• [TASK STATEMENT] Restate the full listing word for word and leave the pictures out.
**** DATA EXCERPT
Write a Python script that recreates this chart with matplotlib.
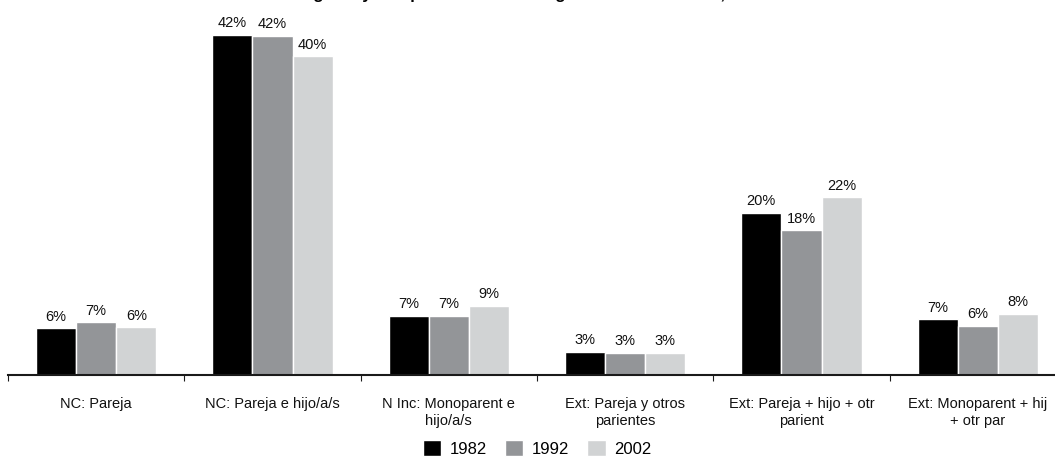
import matplotlib
matplotlib.use("Agg")
import matplotlib.pyplot as plt
import numpy as np

plt.rcParams['font.family'] = ['Liberation Sans', 'DejaVu Sans']
fs = 10.5

categories = [
    "NC: Pareja",
    "NC: Pareja e hijo/a/s",
    "N Inc: Monoparent e\nhijo/a/s",
    "Ext: Pareja y otros\nparientes",
    "Ext: Pareja + hijo + otr\nparient",
    "Ext: Monoparent + hij\n+ otr par",
]
years = ["1982", "1992", "2002"]
v1982 = [5.8, 42.1, 7.34, 2.88, 20.09, 6.93]
v1992 = [6.5, 42.0, 7.34, 2.76, 17.95, 6.1]
v2002 = [5.95, 39.5, 8.58, 2.76, 22.03, 7.59]
colors = ["#000000", "#939598", "#d1d3d4"]
title = "Distribución de hogares y composición de los hogares de Montevideo, 1982-2002"

W, H = 1055, 460
fig = plt.figure(figsize=(W / 100, H / 100), dpi=100)
ax = fig.add_axes([8 / W, 84 / H, 1058 / W, 376 / H])

x = np.arange(len(categories))
bw = 0.228
handles = []
for i, (vals, col, yr) in enumerate(zip([v1982, v1992, v2002], colors, years)):
    xs = x + (i - 1) * bw
    b = ax.bar(xs, vals, width=bw, color=col, edgecolor="white", linewidth=1.0, label=yr)
    handles.append(b)
    for xi, v in zip(xs, vals):
        ax.annotate(f"{int(v + 0.5)}%", (xi, v), xytext=(0, 6), textcoords="offset points",
                    ha="center", va="baseline", fontsize=fs, color="#111111")

ax.set_xlim(-0.5, len(categories) - 0.5)
ax.set_ylim(0, 376 / 8.08)
for s in ["top", "left", "right"]:
    ax.spines[s].set_visible(False)
ax.spines["bottom"].set_linewidth(1.5)
ax.spines["bottom"].set_color("#1a1a1a")
ax.set_yticks([])
ax.set_xticks(x)
ax.set_xticklabels(categories, fontsize=fs, linespacing=1.3, color="#111111")
ax.tick_params(axis="x", which="major", length=0, pad=15)
ax.set_xticks(np.arange(len(categories) + 1) - 0.5, minor=True)
ax.tick_params(axis="x", which="minor", length=4.5, width=0.8, direction="out", color="#1a1a1a")

fig.legend(handles=handles, labels=years, loc="center", bbox_to_anchor=(537 / W, 11 / H),
           ncol=3, frameon=False, fontsize=12, handlelength=1.1, handleheight=1.1,
           handletextpad=0.5, columnspacing=1.1)

fig.text(488 / W, 1 + 1.5 / H, title, ha="center", va="baseline", fontweight="bold", fontsize=12)

fig.savefig("out.png", dpi=100)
********
• [RESPONSE BELOW]
Write a Python script that recreates this chart with matplotlib.
import matplotlib
matplotlib.use("Agg")
import matplotlib.pyplot as plt
import numpy as np

plt.rcParams['font.family'] = ['Liberation Sans', 'DejaVu Sans']
fs = 10.5

categories = [
    "NC: Pareja",
    "NC: Pareja e hijo/a/s",
    "N Inc: Monoparent e\nhijo/a/s",
    "Ext: Pareja y otros\nparientes",
    "Ext: Pareja + hijo + otr\nparient",
    "Ext: Monoparent + hij\n+ otr par",
]
years = ["1982", "1992", "2002"]
v1982 = [5.8, 42.1, 7.34, 2.88, 20.09, 6.93]
v1992 = [6.5, 42.0, 7.34, 2.76, 17.95, 6.1]
v2002 = [5.95, 39.5, 8.58, 2.76, 22.03, 7.59]
colors = ["#000000", "#939598", "#d1d3d4"]
title = "Distribución de hogares y composición de los hogares de Montevideo, 1982-2002"

W, H = 1055, 460
fig = plt.figure(figsize=(W / 100, H / 100), dpi=100)
ax = fig.add_axes([8 / W, 84 / H, 1058 / W, 376 / H])

x = np.arange(len(categories))
bw = 0.228
handles = []
for i, (vals, col, yr) in enumerate(zip([v1982, v1992, v2002], colors, years)):
    xs = x + (i - 1) * bw
    b = ax.bar(xs, vals, width=bw, color=col, edgecolor="white", linewidth=1.0, label=yr)
    handles.append(b)
    for xi, v in zip(xs, vals):
        ax.annotate(f"{int(v + 0.5)}%", (xi, v), xytext=(0, 6), textcoords="offset points",
                    ha="center", va="baseline", fontsize=fs, color="#111111")

ax.set_xlim(-0.5, len(categories) - 0.5)
ax.set_ylim(0, 376 / 8.08)
for s in ["top", "left", "right"]:
    ax.spines[s].set_visible(False)
ax.spines["bottom"].set_linewidth(1.5)
ax.spines["bottom"].set_color("#1a1a1a")
ax.set_yticks([])
ax.set_xticks(x)
ax.set_xticklabels(categories, fontsize=fs, linespacing=1.3, color="#111111")
ax.tick_params(axis="x", which="major", length=0, pad=15)
ax.set_xticks(np.arange(len(categories) + 1) - 0.5, minor=True)
ax.tick_params(axis="x", which="minor", length=4.5, width=0.8, direction="out", color="#1a1a1a")

fig.legend(handles=handles, labels=years, loc="center", bbox_to_anchor=(537 / W, 11 / H),
           ncol=3, frameon=False, fontsize=12, handlelength=1.1, handleheight=1.1,
           handletextpad=0.5, columnspacing=1.1)

fig.text(488 / W, 1 + 1.5 / H, title, ha="center", va="baseline", fontweight="bold", fontsize=12)

fig.savefig("out.png", dpi=100)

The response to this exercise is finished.